For the report, firefighter is defined as

career and volunteer firefighters; full-time public safety workers acting as firefighters; fire police; state, territory and federal government fire service personnel, including wildland firefighters; and privately employed firefighters, including employees of contract fire departments and trained members of industrial fire brigades, whether full- or part-time. It also includes contract personnel working as firefighters or assigned to work in direct support of fire service organizations (i.e., air-tanker crews).

It includes

not only local and municipal firefighters, but also seasonal and full-time of USFS, NPS, BLM, BIA, FWS and state wildland agencies [as well as] prison inmates serving on fighting crews; firefighters employed by other government agencies, such as the U.S. Department of Energy; military personnel performing assigned fire suppression activities; and civilian firefighters working at military installations.

With that broad definition of U.S. firefighter, how many fatalities would you guess there were in 2012? Over 10,000? Over 1,000? Over 100?

 

No. There were 81 (3 in Michigan), and only 45 were related to emergency activities. Thirty-six were related to non-emergency activities which include

training, administrative duties, performing other duties that are not related to an emergency incident, and post-incident fatalities where the firefighter does not experience the illness or injury during the emergency.

Eight firefighters died in training, 4 of them from heart attack, 1 from stroke.

 

Twelve died after the conclusion of their on-duty activities, 10 of them from heart attack.

 

Fifteen of the 2012 deaths were related to wildland firefighting.

 

Firefighting is not even among the 10 deadliest jobs, according to Forbes magazine:

Some occupations that seem dangerous, like firefighting and tractor operation, are actually relatively safe; both of those jobs, for example, are less dangerous than being a car mechanic.

Car mechanic is not among the top 10, either.
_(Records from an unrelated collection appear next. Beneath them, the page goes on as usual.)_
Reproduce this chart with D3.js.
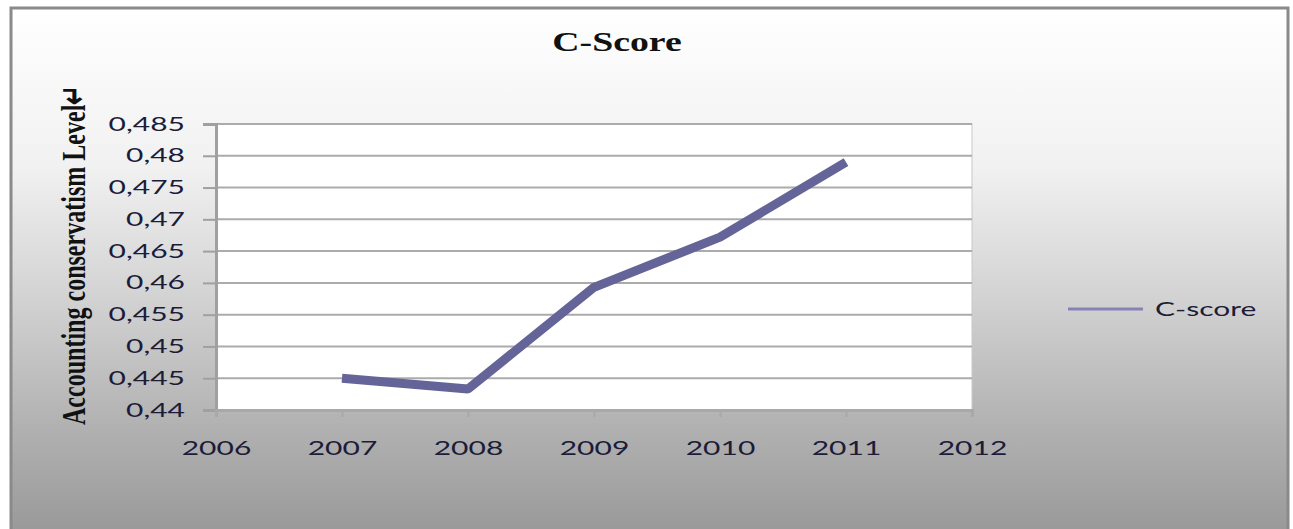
<!DOCTYPE html>
<html>
<head>
<meta charset="utf-8">
<script src="https://cdn.jsdelivr.net/npm/d3@7"></script>
<style>
  body { margin: 0; background: #fff; }
  svg { display: block; }
</style>
</head>
<body>
<div id="chart"></div>
<script>
// chart values
var years = [2007, 2008, 2009, 2010, 2011];
var cScore = [0.445, 0.4433, 0.4593, 0.4672, 0.479];
var yTicks = [0.44, 0.445, 0.45, 0.455, 0.46, 0.465, 0.47, 0.475, 0.48, 0.485];
var xTicks = [2006, 2007, 2008, 2009, 2010, 2011, 2012];
var seriesName = "C-score";

var svgWidth = 1293;
var svgHeight = 529;

// the source picture is stretched sideways, text gets the same stretch
var stretch = 1.5;

var plot = { left: 216, right: 972, top: 124, bottom: 410 };

var svg = d3.select("#chart")
  .append("svg")
  .attr("width", svgWidth)
  .attr("height", svgHeight);

var defs = svg.append("defs");
var grad = defs.append("linearGradient")
  .attr("id", "bg")
  .attr("x1", 0).attr("y1", 0).attr("x2", 0).attr("y2", 1);
grad.append("stop").attr("offset", "0%").attr("stop-color", "#ffffff");
grad.append("stop").attr("offset", "30%").attr("stop-color", "#f1f1f1");
grad.append("stop").attr("offset", "55%").attr("stop-color", "#d2d2d2");
grad.append("stop").attr("offset", "80%").attr("stop-color", "#b0b0b0");
grad.append("stop").attr("offset", "100%").attr("stop-color", "#989898");

// outer chart frame
svg.append("rect")
  .attr("x", 11).attr("y", 8)
  .attr("width", 1277).attr("height", 530)
  .attr("fill", "url(#bg)")
  .attr("stroke", "#8a8a8a")
  .attr("stroke-width", 3);

// plot area
svg.append("rect")
  .attr("x", plot.left).attr("y", plot.top)
  .attr("width", plot.right - plot.left)
  .attr("height", plot.bottom - plot.top)
  .attr("fill", "#ffffff")
  .attr("stroke", "#c8c8c8")
  .attr("stroke-width", 1);

var x = d3.scaleLinear()
  .domain([2006, 2012])
  .range([plot.left, plot.right]);

var y = d3.scaleLinear()
  .domain([0.44, 0.485])
  .range([plot.bottom, plot.top]);

// gridlines
svg.append("g")
  .selectAll("line")
  .data(yTicks.slice(1))
  .enter()
  .append("line")
  .attr("x1", plot.left).attr("x2", plot.right)
  .attr("y1", d => y(d)).attr("y2", d => y(d))
  .attr("stroke", "#ababab")
  .attr("stroke-width", 2);

// y axis
var leftAxis = d3.axisLeft(y)
  .tickValues(yTicks)
  .tickSize(13)
  .tickFormat(d => d3.format("")(+d.toFixed(3)).replace(".", ","));

var yAxisG = svg.append("g")
  .attr("transform", `translate(${plot.left}, 0)`)
  .call(leftAxis);
yAxisG.select(".domain").attr("stroke", "#a0a0a0").attr("stroke-width", 3);
yAxisG.selectAll(".tick line").attr("stroke", "#a0a0a0").attr("stroke-width", 2);
yAxisG.selectAll(".tick text")
  .attr("x", 0)
  .attr("dy", null)
  .attr("dominant-baseline", "middle")
  .attr("transform", `translate(-31, 1) scale(${stretch}, 1)`)
  .attr("fill", "#1c1c38")
  .style("font-family", "Lato, 'Open Sans', sans-serif")
  .style("font-size", "20px");

// x axis
var bottomAxis = d3.axisBottom(x)
  .tickValues(xTicks)
  .tickSize(7)
  .tickFormat(d3.format("d"));

var xAxisG = svg.append("g")
  .attr("transform", `translate(0, ${plot.bottom})`)
  .call(bottomAxis);
xAxisG.select(".domain").attr("stroke", "#a8a8a8").attr("stroke-width", 3);
xAxisG.selectAll(".tick line").attr("stroke", "#a8a8a8").attr("stroke-width", 2);
xAxisG.selectAll(".tick text")
  .attr("y", 0)
  .attr("dy", null)
  .attr("transform", `translate(0, 45) scale(${stretch}, 1)`)
  .attr("fill", "#1c1c38")
  .style("font-family", "Lato, 'Open Sans', sans-serif")
  .style("font-size", "20px");
svg.selectAll(".domain").attr("d", function() { return d3.select(this).attr("d"); });

// series line
var line = d3.line()
  .x((d, i) => x(years[i]))
  .y(d => y(d));

svg.append("path")
  .datum(cScore)
  .attr("d", line)
  .attr("fill", "none")
  .attr("stroke", "#656498")
  .attr("stroke-width", 9)
  .attr("stroke-linejoin", "bevel");

// title
svg.append("text")
  .attr("transform", `translate(617, 51) scale(1.4, 1)`)
  .attr("text-anchor", "middle")
  .style("font-family", "'Liberation Serif', 'DejaVu Serif', serif")
  .style("font-weight", "bold")
  .style("font-size", "27px")
  .attr("fill", "#111")
  .text("C-Score");

// y axis title
svg.append("text")
  .attr("transform", `translate(85, 255) scale(${stretch}, 1) rotate(-90)`)
  .attr("text-anchor", "middle")
  .attr("textLength", 340)
  .attr("lengthAdjust", "spacingAndGlyphs")
  .style("font-family", "'Liberation Serif', serif")
  .style("font-weight", "bold")
  .style("font-size", "23px")
  .attr("fill", "#111")
  .text("Accounting conservatism Level\u21B5");

// legend
var legend = svg.append("g").attr("transform", "translate(1068, 309)");
legend.append("line")
  .attr("x1", 0).attr("x2", 75)
  .attr("y1", 0).attr("y2", 0)
  .attr("stroke", "#8583b3")
  .attr("stroke-width", 3);
legend.append("text")
  .attr("transform", `translate(87, 7) scale(${stretch}, 1)`)
  .style("font-family", "Lato, 'Open Sans', sans-serif")
  .style("font-size", "20px")
  .attr("fill", "#1c1c38")
  .text(seriesName);
</script>
</body>
</html>
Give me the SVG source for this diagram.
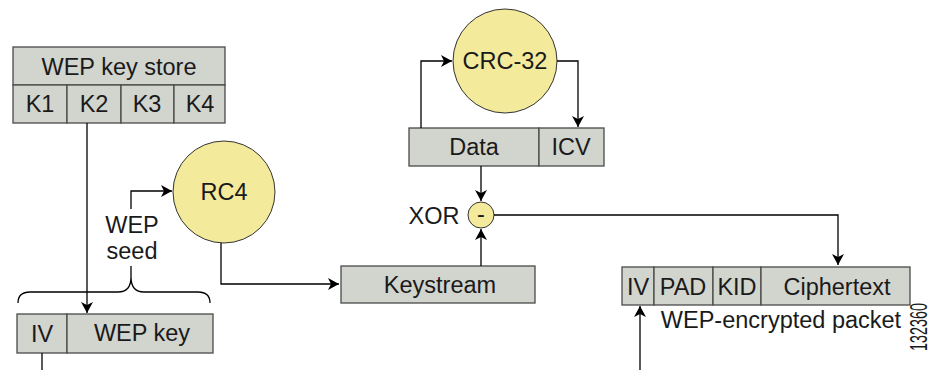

Here are the top 10:

  1. Logging workers

  2. Fishers and related fishing workers

  3. Aircraft pilot and flight engineers

  4. Roofers

  5. Structural iron and steel workers

  6. Refuse and recyclable material collectors

  7. Electrical power-line installers and repairers

  8. Drivers/sales workers and truck drivers

  9. Farmers, ranchers, and other agricultural managers

  10. Construction laborers

So who really are the "heroes?"

 

The report Firefighter Fatalities in the United States in 2012 contains a lot more detail than I have given here, including detailed accounts of each firefighter death (Appendix A).